While there is a finality to knowledge, there is an infinity to what we don’t know.

The desire for bodies is rooted in our mortality. The desire for books shares a similar fevered passion with our decomposition. We will never be able to read all the books or love all the bodies. We feel the comfort of our smallness, our minerals, our parts.

Sight contains so much imagination, one wonders if the view of a mountain is fiction or nonfiction.

Imagine the library shaken like a snow globe, discrete ideas fall gently on a reader within a contained space.

Delusion can be close to revelation. Birding delights me. Believing delights me. It’s a game. It’s artifice. It’s art. Barry Holstun Lopez writes of the great blue heron, “If you will not speak I will have to consider making you up.”

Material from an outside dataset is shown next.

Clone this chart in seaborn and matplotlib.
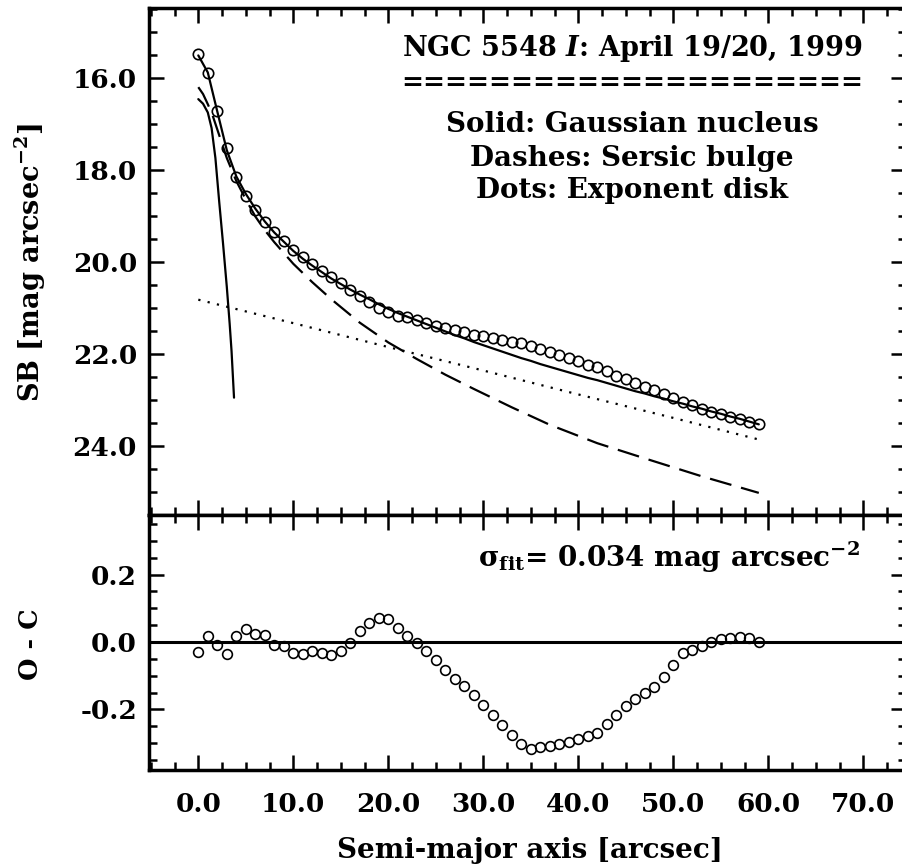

Desire as lack, rather than love, a hole unfilled.

Do people come and go from our lives so that we might begin to understand what the hole contains? Holes in our bodies, in the earth, in our understanding?

I enjoy the company of the dead. They are so quiet. They know things I don’t know. The dead leave clues, and life is a puzzle of trying to read and understand these mysterious hints before the game is over.

The past is hard to keep standing up. The past is also hard to take down.

Stop the film before we hit the rocks below. Stop here, while it looks like we are only flying.

The list of books that don’t exist is without border or end.

Live forever in the pages of a book that will always be unfurling, unscrolling, unread, undead.

Mishearing is how I love the world.

What further heaven could people want than to become part of a tree?

What will happen when dumbness and discovery never have the chance to meet?